Schäfer versteht es in ihrem Buch, die eigene Lebensgeschichte mit der von Eva Szepesi in Beziehung zu bringen. Es entsteht allmählich ein Flechtwerk aus Gestern und Heute, die Vergangenheit schiebt sich in die Gegenwart mit einer Klarheit, die wach macht. Schäfer erhält nun endlich Antworten auf ihre Fragen, die bisher niemand beantwortet hatte. Es sind verstörende Antworten, die das jahrzehntelange Schweigen brechen. Aber sie fragt auch, was diese Antworten mit ihr machen. Wird sie es besser machen als ihre Großmutter? Inzwischen selbst Mutter will sie reden, will erklären und keine Antworten schuldig bleiben.

Was unvergessen bleibt

In Schweinfurt ist es eine Wiederbegegnung mit Eva Szepesi, der zierlichen Dame, der man ihre 85 Lebensjahre kaum ansieht. Bereits im Frühsommer hatte sie im Bayernkolleg aus ihren Erinnerungen gelesen. „Es war nicht richtig, dass ich so lange geschwiegen habe. Ich konnte nicht trauern“, sagt sie jetzt mit leiser, aber fester Stimme. All die Jahre hatte sie gewartet, dass ihre Eltern wiederkommen. 1995 besuchte sie mit ihrer Enkelin eine Gedenkveranstaltung in Auschwitz, 2016 erhielt sie Gewissheit, dass Mutter und Bruder in Auschwitz ihr Leben verloren haben.

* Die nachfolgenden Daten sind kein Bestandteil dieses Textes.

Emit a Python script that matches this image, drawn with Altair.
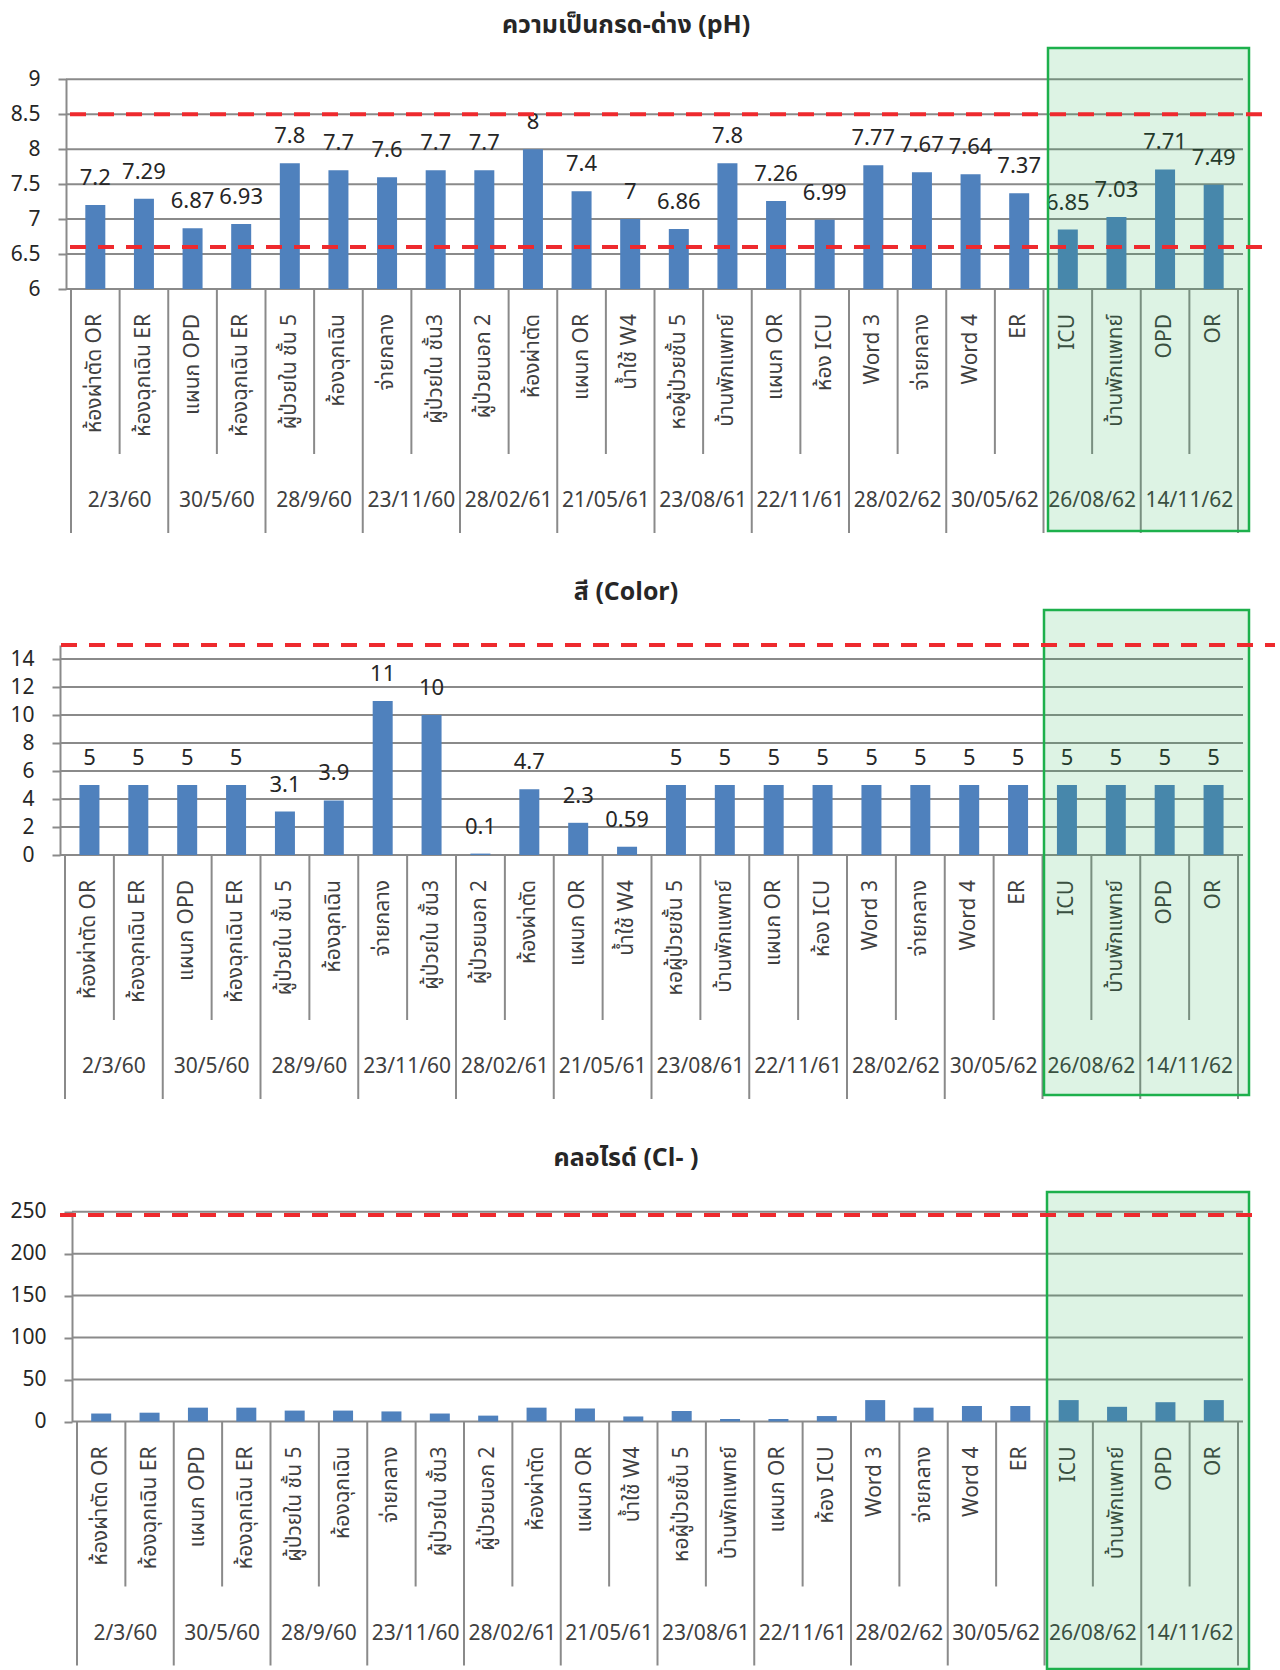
import altair as alt
import pandas as pd

# ---- data -------------------------------------------------------------
dates = ["2/3/60", "30/5/60", "28/9/60", "23/11/60", "28/02/61", "21/05/61",
         "23/08/61", "22/11/61", "28/02/62", "30/05/62", "26/08/62", "14/11/62"]

sites = ["ห้องผ่าตัด OR", "ห้องฉุกเฉิน ER", "แผนก OPD", "ห้องฉุกเฉิน ER",
         "ผู้ป่วยใน ชั้น 5", "ห้องฉุกเฉิน", "จ่ายกลาง", "ผู้ป่วยใน ชั้น3",
         "ผู้ป่วยนอก 2", "ห้องผ่าตัด", "แผนก OR", "น้ำใช้ W4",
         "หอผู้ป่วยชั้น 5", "บ้านพักแพทย์", "แผนก OR", "ห้อง ICU",
         "Word 3", "จ่ายกลาง", "Word 4", "ER",
         "ICU", "บ้านพักแพทย์", "OPD", "OR"]

ph_values = [7.2, 7.29, 6.87, 6.93, 7.8, 7.7, 7.6, 7.7, 7.7, 8, 7.4, 7,
             6.86, 7.8, 7.26, 6.99, 7.77, 7.67, 7.64, 7.37, 6.85, 7.03, 7.71, 7.49]

color_values = [5, 5, 5, 5, 3.1, 3.9, 11, 10, 0.1, 4.7, 2.3, 0.59,
                5, 5, 5, 5, 5, 5, 5, 5, 5, 5, 5, 5]

chloride_values = [9.5, 10.5, 16.5, 16.5, 13, 13, 12, 9.5, 7, 16.5, 15.5, 6,
                   12.5, 3, 3, 6.5, 25.5, 16.5, 18.5, 18.5, 25.5, 17.5, 23, 25.5]

ph_limits = [8.5, 6.6]
color_limits = [15]
chloride_limits = [246]

ph_ticks = [6, 6.5, 7, 7.5, 8, 8.5, 9]
color_ticks = [0, 2, 4, 6, 8, 10, 12, 14]
chloride_ticks = [0, 50, 100, 150, 200, 250]

ph_title = "ความเป็นกรด-ด่าง (pH)"
color_title = "สี (Color)"
chloride_title = "คลอไรด์ (Cl- )"

# ---- styling ----------------------------------------------------------
BAR_BLUE = "#4f81bd"
GRID = "#8a8a8a"
RED = "#ee2a2e"
GREEN = "#1db04c"
TEXT = "#262626"
SUBTEXT = "#404040"
FONT = "Tahoma, 'Noto Sans Thai', 'Leelawadee UI', 'Liberation Sans', sans-serif"

W, FULL_H = 1177, 1670
n = len(sites)

sites_df = pd.DataFrame({"site": sites, "xc": [i + 0.5 for i in range(n)]})
dates_df = pd.DataFrame({"date": dates, "xc": [2 * g + 1 for g in range(len(dates))]})
minor_df = pd.DataFrame({"pos": list(range(1, n, 2))})
major_df = pd.DataFrame({"pos": list(range(0, n + 1, 2))})
one = pd.DataFrame({"k": [0]})


def panel(title, values, domain, ticks, limits, *, top, bottom, x_left,
          axis_offset, red_x, box_x, box_y, title_y, show_labels):
    """One bar panel drawn inside the shared canvas, placed by its scale ranges."""
    df = sites_df.assign(value=values, label=[f"{v:g}" for v in values])
    xscale = alt.Scale(domain=[0, n], nice=False, zero=False, range=[x_left, W])
    yscale = alt.Scale(domain=domain, nice=False, zero=False, clamp=True,
                       range=[bottom, top])
    yaxis = alt.Axis(values=ticks, labelExpr="'' + datum.value", grid=False,
                     orient="left", offset=axis_offset,
                     domainColor=GRID, domainWidth=2,
                     tickColor=GRID, tickWidth=2, tickSize=8,
                     labelFont=FONT, labelFontSize=21, labelColor=TEXT,
                     labelPadding=18, title=None)
    X = alt.X("xc:Q", scale=xscale, axis=None)
    Y = alt.Y("value:Q", scale=yscale, axis=yaxis)

    layers = []
    # horizontal gridlines
    layers.append(
        alt.Chart(pd.DataFrame({"value": ticks}))
        .mark_rule(color=GRID, strokeWidth=2)
        .encode(y=Y, x=alt.value(x_left), x2=alt.value(W))
    )
    layers.append(
        alt.Chart(df).mark_bar(color=BAR_BLUE, size=20)
        .encode(x=X, y=Y, y2=alt.datum(domain[0]))
    )
    if show_labels:
        layers.append(
            alt.Chart(df).mark_text(dy=-27, baseline="middle", fontSize=22,
                                    font=FONT, color=TEXT)
            .encode(x=X, y=Y, text="label:N")
        )
    # category dividers below the plot
    layers.append(
        alt.Chart(minor_df).mark_rule(color=GRID, strokeWidth=2)
        .encode(x=alt.X("pos:Q", scale=xscale, axis=None),
                y=alt.value(bottom), y2=alt.value(bottom + 165))
    )
    layers.append(
        alt.Chart(major_df).mark_rule(color=GRID, strokeWidth=2)
        .encode(x=alt.X("pos:Q", scale=xscale, axis=None),
                y=alt.value(bottom), y2=alt.value(bottom + 244))
    )
    # site names and sampling dates
    layers.append(
        alt.Chart(df).mark_text(angle=270, align="right", baseline="middle",
                                fontSize=21, font=FONT, color=SUBTEXT)
        .encode(x=X, y=alt.value(bottom + 25), text="site:N")
    )
    layers.append(
        alt.Chart(dates_df).mark_text(baseline="middle", fontSize=21,
                                      font=FONT, color=SUBTEXT)
        .encode(x=alt.X("xc:Q", scale=xscale, axis=None),
                y=alt.value(bottom + 212), text="date:N")
    )
    # highlighted latest rounds
    layers.append(
        alt.Chart(one).mark_rect(fill=GREEN, fillOpacity=0.15, stroke=GREEN,
                                 strokeWidth=2.5)
        .encode(x=alt.value(box_x[0]), x2=alt.value(box_x[1]),
                y=alt.value(box_y[0]), y2=alt.value(box_y[1]))
    )
    # standard limits
    layers.append(
        alt.Chart(pd.DataFrame({"value": limits}))
        .mark_rule(color=RED, strokeWidth=4, strokeDash=[16, 12])
        .encode(y=Y, x=alt.value(red_x[0]), x2=alt.value(red_x[1]))
    )
    # panel heading
    layers.append(
        alt.Chart(one).mark_text(baseline="middle", fontSize=25,
                                 fontWeight="bold", font=FONT, color=TEXT)
        .encode(x=alt.value(560), y=alt.value(title_y), text=alt.value(title))
    )
    return alt.layer(*layers)


ph_panel = panel(ph_title, ph_values, [6, 9], ph_ticks, ph_limits,
                 top=79.3, bottom=289, x_left=0, axis_offset=0,
                 red_x=(4, 1197), box_x=(982, 1183), box_y=(48, 531),
                 title_y=25, show_labels=True)
color_panel = panel(color_title, color_values, [0, 15], color_ticks,
                    color_limits, top=645, bottom=855, x_left=-6,
                    axis_offset=6, red_x=(-5, 1209), box_x=(978, 1183),
                    box_y=(610, 1095), title_y=592, show_labels=True)
chloride_panel = panel(chloride_title, chloride_values, [0, 250],
                       chloride_ticks, chloride_limits, top=1211.7,
                       bottom=1421.5, x_left=6, axis_offset=-6,
                       red_x=(-6, 1187), box_x=(981, 1183),
                       box_y=(1192, 1669), title_y=1158, show_labels=False)

# transparent guide that keeps the canvas origin 66px left of the plot edge
edge = (
    alt.Chart(one).mark_rule(strokeOpacity=0, strokeWidth=1)
    .encode(x=alt.value(-66), x2=alt.value(0), y=alt.value(1))
)

chart = (
    alt.layer(ph_panel, color_panel, chloride_panel, edge)
    .resolve_scale(x="independent", y="independent")
    .properties(width=W, height=FULL_H, padding=0)
    .configure_view(stroke=None)
)

chart.save("out.html", embed_options={"renderer": "svg", "actions": False})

„Geht Glück nach Auschwitz?“ fragt Bärbel Schäfer Eva Szepesi. Nach kurzem Überlegen bejaht diese. „Ja, durch die Kinder, Enkel und Urenkel. Doch im Lachen bleibt ein Rest Traurigkeit.“ Man hätte der berührenden Lesung viel mehr Zuhörer gewünscht, Zeitzeugen einer Zeitzeugin. Die Begegnung wird unvergessen bleiben.